» INSTRUCTION:
Write out the listing, please, but only from its first line through the line containing "const toPoints = vals", exactly as given and without pictures.

» DATASET SECTION:
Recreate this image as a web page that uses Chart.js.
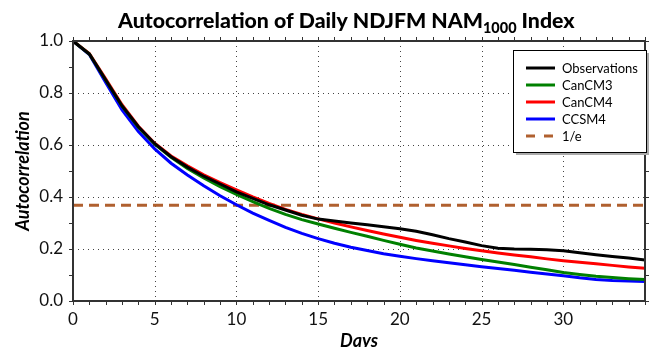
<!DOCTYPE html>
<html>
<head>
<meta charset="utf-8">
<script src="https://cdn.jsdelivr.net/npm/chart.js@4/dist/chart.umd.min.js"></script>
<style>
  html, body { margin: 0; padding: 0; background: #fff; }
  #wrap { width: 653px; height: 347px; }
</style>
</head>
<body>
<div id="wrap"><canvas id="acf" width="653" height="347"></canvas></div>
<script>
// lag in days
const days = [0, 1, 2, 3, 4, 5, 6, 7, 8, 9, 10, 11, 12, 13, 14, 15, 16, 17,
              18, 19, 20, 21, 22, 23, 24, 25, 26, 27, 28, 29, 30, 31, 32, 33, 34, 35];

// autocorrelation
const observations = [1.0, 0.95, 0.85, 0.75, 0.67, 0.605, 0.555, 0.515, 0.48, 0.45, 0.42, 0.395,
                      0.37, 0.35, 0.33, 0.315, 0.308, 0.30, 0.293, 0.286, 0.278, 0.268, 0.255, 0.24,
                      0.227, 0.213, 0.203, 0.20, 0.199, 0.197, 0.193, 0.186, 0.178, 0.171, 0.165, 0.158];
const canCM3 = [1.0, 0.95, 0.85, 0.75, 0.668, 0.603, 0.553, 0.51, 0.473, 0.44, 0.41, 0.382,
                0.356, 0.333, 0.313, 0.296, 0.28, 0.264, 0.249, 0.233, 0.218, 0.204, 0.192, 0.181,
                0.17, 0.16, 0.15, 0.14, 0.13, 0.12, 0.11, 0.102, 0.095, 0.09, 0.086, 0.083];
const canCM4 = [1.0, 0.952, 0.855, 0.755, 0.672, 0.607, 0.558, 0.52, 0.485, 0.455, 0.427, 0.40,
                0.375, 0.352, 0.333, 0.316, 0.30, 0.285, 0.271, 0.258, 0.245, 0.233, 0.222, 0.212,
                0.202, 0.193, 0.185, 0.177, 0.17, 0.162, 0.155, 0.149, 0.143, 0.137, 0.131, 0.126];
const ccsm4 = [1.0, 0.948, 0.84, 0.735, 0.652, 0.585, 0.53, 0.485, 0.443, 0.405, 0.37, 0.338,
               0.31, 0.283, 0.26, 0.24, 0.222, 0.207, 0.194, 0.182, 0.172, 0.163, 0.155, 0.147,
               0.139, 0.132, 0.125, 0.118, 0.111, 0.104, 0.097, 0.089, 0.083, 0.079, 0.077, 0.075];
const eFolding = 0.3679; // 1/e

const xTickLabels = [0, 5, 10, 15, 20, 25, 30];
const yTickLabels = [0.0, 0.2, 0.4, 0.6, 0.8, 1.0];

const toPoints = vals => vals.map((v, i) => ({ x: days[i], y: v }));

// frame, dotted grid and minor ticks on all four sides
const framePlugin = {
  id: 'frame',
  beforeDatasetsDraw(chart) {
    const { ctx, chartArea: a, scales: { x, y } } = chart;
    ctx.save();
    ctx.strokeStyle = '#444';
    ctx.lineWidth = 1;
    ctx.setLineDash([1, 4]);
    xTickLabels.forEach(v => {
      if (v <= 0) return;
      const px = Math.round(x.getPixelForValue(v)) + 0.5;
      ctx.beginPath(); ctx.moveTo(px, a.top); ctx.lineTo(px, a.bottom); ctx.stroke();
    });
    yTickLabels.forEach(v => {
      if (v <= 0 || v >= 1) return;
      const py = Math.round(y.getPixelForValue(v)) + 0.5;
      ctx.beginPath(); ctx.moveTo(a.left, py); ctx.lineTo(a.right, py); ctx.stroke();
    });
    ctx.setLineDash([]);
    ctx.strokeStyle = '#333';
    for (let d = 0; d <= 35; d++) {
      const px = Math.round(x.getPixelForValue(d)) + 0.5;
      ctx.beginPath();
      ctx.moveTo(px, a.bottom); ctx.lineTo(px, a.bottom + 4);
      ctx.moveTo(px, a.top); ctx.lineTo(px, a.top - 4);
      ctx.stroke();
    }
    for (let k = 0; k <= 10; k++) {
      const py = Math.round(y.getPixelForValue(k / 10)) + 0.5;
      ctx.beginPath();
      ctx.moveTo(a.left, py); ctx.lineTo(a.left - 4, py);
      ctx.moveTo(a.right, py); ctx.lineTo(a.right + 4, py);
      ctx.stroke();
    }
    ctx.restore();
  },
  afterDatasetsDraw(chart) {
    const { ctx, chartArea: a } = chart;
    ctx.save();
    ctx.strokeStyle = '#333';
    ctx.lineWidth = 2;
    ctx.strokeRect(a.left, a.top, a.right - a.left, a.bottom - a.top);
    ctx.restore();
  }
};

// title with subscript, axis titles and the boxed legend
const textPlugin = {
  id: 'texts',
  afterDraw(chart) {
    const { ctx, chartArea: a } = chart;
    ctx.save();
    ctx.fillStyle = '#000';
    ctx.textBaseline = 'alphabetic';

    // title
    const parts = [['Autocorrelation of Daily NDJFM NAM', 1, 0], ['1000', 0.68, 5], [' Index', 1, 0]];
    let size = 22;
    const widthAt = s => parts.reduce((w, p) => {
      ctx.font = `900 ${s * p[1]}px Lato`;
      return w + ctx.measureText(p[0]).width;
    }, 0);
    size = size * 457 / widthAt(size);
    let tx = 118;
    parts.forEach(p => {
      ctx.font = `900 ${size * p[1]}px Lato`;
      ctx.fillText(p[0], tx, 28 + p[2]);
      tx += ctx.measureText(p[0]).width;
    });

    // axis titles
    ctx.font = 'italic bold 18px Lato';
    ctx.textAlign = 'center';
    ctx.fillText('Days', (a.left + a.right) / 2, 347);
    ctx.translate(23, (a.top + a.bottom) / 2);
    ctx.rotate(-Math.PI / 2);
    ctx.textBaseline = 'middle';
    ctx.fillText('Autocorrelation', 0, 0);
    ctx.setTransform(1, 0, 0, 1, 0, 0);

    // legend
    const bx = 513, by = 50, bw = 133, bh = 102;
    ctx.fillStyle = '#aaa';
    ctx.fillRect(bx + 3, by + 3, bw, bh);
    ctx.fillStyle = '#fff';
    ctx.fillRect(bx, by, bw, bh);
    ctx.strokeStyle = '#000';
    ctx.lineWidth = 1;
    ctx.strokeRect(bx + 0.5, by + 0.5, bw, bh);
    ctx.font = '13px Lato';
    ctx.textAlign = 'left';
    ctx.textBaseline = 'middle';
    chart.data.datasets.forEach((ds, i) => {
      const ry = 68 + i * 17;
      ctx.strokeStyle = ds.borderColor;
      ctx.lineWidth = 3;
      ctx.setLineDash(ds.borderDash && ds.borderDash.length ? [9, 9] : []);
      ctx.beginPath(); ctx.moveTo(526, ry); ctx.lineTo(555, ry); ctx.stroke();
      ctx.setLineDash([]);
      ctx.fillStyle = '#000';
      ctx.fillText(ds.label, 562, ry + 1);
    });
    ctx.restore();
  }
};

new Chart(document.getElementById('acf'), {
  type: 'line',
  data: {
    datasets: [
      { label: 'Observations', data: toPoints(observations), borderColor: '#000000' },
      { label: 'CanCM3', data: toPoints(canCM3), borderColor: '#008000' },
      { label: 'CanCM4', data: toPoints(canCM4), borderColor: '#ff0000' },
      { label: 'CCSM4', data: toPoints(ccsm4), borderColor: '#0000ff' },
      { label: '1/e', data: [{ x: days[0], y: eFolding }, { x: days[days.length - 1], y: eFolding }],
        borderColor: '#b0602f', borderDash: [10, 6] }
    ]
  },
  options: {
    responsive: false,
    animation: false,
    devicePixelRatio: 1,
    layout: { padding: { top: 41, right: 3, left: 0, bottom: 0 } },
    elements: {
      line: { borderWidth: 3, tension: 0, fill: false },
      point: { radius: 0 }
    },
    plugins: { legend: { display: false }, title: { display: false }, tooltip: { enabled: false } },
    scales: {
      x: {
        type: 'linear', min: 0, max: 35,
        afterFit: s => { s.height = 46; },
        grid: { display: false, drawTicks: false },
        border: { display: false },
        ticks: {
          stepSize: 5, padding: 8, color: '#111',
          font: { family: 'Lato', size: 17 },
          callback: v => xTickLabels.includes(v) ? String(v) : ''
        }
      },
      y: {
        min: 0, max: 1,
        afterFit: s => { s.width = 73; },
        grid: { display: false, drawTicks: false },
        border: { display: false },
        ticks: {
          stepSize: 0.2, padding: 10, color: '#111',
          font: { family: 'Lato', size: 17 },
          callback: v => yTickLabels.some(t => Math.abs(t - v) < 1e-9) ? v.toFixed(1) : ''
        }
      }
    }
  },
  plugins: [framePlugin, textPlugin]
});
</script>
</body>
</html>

» TASK RESPONSE:
Recreate this image as a web page that uses Chart.js.
<!DOCTYPE html>
<html>
<head>
<meta charset="utf-8">
<script src="https://cdn.jsdelivr.net/npm/chart.js@4/dist/chart.umd.min.js"></script>
<style>
  html, body { margin: 0; padding: 0; background: #fff; }
  #wrap { width: 653px; height: 347px; }
</style>
</head>
<body>
<div id="wrap"><canvas id="acf" width="653" height="347"></canvas></div>
<script>
// lag in days
const days = [0, 1, 2, 3, 4, 5, 6, 7, 8, 9, 10, 11, 12, 13, 14, 15, 16, 17,
              18, 19, 20, 21, 22, 23, 24, 25, 26, 27, 28, 29, 30, 31, 32, 33, 34, 35];

// autocorrelation
const observations = [1.0, 0.95, 0.85, 0.75, 0.67, 0.605, 0.555, 0.515, 0.48, 0.45, 0.42, 0.395,
                      0.37, 0.35, 0.33, 0.315, 0.308, 0.30, 0.293, 0.286, 0.278, 0.268, 0.255, 0.24,
                      0.227, 0.213, 0.203, 0.20, 0.199, 0.197, 0.193, 0.186, 0.178, 0.171, 0.165, 0.158];
const canCM3 = [1.0, 0.95, 0.85, 0.75, 0.668, 0.603, 0.553, 0.51, 0.473, 0.44, 0.41, 0.382,
                0.356, 0.333, 0.313, 0.296, 0.28, 0.264, 0.249, 0.233, 0.218, 0.204, 0.192, 0.181,
                0.17, 0.16, 0.15, 0.14, 0.13, 0.12, 0.11, 0.102, 0.095, 0.09, 0.086, 0.083];
const canCM4 = [1.0, 0.952, 0.855, 0.755, 0.672, 0.607, 0.558, 0.52, 0.485, 0.455, 0.427, 0.40,
                0.375, 0.352, 0.333, 0.316, 0.30, 0.285, 0.271, 0.258, 0.245, 0.233, 0.222, 0.212,
                0.202, 0.193, 0.185, 0.177, 0.17, 0.162, 0.155, 0.149, 0.143, 0.137, 0.131, 0.126];
const ccsm4 = [1.0, 0.948, 0.84, 0.735, 0.652, 0.585, 0.53, 0.485, 0.443, 0.405, 0.37, 0.338,
               0.31, 0.283, 0.26, 0.24, 0.222, 0.207, 0.194, 0.182, 0.172, 0.163, 0.155, 0.147,
               0.139, 0.132, 0.125, 0.118, 0.111, 0.104, 0.097, 0.089, 0.083, 0.079, 0.077, 0.075];
const eFolding = 0.3679; // 1/e

const xTickLabels = [0, 5, 10, 15, 20, 25, 30];
const yTickLabels = [0.0, 0.2, 0.4, 0.6, 0.8, 1.0];

const toPoints = vals => vals.map((v, i) => ({ x: days[i], y: v }));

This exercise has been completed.